RECORDED DATA ->
——————————
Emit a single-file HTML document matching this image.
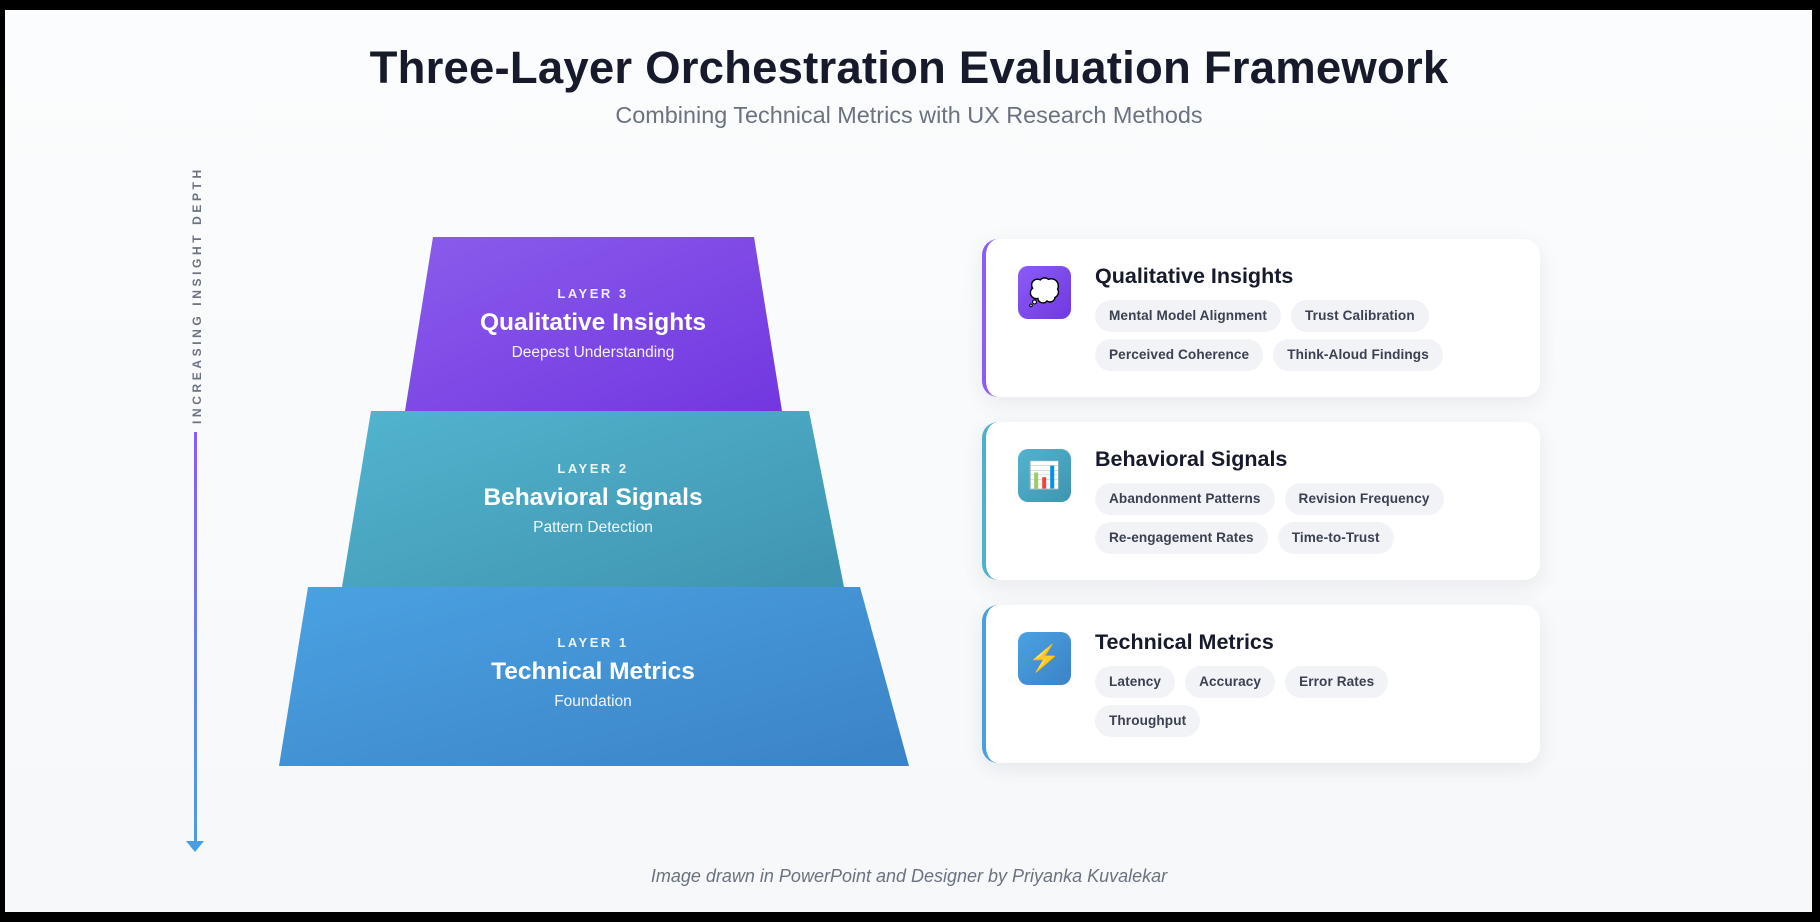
——————————
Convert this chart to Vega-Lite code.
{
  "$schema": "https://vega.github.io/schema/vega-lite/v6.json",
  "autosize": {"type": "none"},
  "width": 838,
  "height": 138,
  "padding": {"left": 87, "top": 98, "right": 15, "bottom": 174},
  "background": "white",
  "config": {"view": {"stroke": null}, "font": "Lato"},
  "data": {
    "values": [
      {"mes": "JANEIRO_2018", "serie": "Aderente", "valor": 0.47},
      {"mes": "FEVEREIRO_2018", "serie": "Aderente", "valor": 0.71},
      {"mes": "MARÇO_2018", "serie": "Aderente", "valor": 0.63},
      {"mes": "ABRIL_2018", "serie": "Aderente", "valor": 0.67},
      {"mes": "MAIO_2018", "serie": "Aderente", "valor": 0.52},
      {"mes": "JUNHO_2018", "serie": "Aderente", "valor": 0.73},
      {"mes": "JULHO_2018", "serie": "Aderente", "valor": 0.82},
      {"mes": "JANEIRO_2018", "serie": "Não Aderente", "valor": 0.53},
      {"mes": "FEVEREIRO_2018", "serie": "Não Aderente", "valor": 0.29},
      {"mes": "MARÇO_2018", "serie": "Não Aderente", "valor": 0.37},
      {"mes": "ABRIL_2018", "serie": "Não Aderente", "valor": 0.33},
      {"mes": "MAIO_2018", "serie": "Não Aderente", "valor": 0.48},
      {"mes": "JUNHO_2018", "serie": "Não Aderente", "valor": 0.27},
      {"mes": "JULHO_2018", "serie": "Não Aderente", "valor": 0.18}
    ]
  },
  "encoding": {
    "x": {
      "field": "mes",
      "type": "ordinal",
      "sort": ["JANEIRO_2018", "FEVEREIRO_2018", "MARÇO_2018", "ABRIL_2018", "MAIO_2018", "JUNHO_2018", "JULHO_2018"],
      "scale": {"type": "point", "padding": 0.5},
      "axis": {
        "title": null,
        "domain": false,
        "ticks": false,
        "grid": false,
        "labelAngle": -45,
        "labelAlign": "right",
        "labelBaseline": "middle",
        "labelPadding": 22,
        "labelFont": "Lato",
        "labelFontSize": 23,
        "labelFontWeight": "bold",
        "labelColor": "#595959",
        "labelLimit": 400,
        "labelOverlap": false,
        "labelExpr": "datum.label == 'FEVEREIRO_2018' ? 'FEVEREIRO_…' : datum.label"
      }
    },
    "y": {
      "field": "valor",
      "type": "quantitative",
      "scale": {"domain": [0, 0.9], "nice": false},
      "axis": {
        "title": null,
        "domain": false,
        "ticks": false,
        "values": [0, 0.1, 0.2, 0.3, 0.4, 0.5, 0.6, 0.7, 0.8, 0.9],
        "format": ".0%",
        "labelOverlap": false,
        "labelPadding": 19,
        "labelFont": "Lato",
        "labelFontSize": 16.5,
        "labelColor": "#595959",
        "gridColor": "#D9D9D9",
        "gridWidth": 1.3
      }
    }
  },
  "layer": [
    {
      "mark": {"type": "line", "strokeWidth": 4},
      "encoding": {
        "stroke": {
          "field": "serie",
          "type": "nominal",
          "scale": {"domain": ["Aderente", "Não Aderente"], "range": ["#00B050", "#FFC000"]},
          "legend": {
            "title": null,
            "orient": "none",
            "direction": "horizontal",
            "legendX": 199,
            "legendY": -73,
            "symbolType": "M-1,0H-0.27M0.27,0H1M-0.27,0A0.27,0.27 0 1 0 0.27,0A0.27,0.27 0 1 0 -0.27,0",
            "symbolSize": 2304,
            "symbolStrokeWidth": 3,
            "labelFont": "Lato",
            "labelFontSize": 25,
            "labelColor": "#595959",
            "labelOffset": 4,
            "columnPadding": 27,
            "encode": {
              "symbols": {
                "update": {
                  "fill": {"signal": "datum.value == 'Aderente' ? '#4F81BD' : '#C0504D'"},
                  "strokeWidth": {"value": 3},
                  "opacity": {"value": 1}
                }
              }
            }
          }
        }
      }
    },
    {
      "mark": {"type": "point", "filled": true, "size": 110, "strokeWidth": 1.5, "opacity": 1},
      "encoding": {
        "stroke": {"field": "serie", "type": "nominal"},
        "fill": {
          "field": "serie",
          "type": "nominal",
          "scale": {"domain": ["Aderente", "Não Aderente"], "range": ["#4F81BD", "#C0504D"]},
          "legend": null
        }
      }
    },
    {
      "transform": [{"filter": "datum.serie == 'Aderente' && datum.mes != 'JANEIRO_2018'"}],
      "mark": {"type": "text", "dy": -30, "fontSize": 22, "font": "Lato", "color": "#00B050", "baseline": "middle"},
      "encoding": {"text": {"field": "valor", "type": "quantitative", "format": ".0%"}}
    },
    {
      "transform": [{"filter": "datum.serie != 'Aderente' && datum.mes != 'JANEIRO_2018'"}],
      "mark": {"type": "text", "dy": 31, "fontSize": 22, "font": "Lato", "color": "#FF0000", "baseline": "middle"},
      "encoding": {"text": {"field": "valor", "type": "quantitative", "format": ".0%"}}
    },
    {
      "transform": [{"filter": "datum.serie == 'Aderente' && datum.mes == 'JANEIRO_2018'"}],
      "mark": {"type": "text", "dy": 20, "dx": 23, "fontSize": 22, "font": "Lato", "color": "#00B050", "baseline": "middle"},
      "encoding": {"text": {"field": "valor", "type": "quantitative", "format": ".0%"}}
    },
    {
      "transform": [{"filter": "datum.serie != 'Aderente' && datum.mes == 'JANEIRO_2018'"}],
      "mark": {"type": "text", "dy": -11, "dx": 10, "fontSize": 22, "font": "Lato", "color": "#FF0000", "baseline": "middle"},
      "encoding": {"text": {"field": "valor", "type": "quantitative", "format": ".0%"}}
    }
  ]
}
——————————
TASK TO COMPLETE ->
In the records, locate each line holding the string "this" and copy it.

COMPLETED TASK ->
Emit a single-file HTML document matching this image.
Convert this chart to Vega-Lite code.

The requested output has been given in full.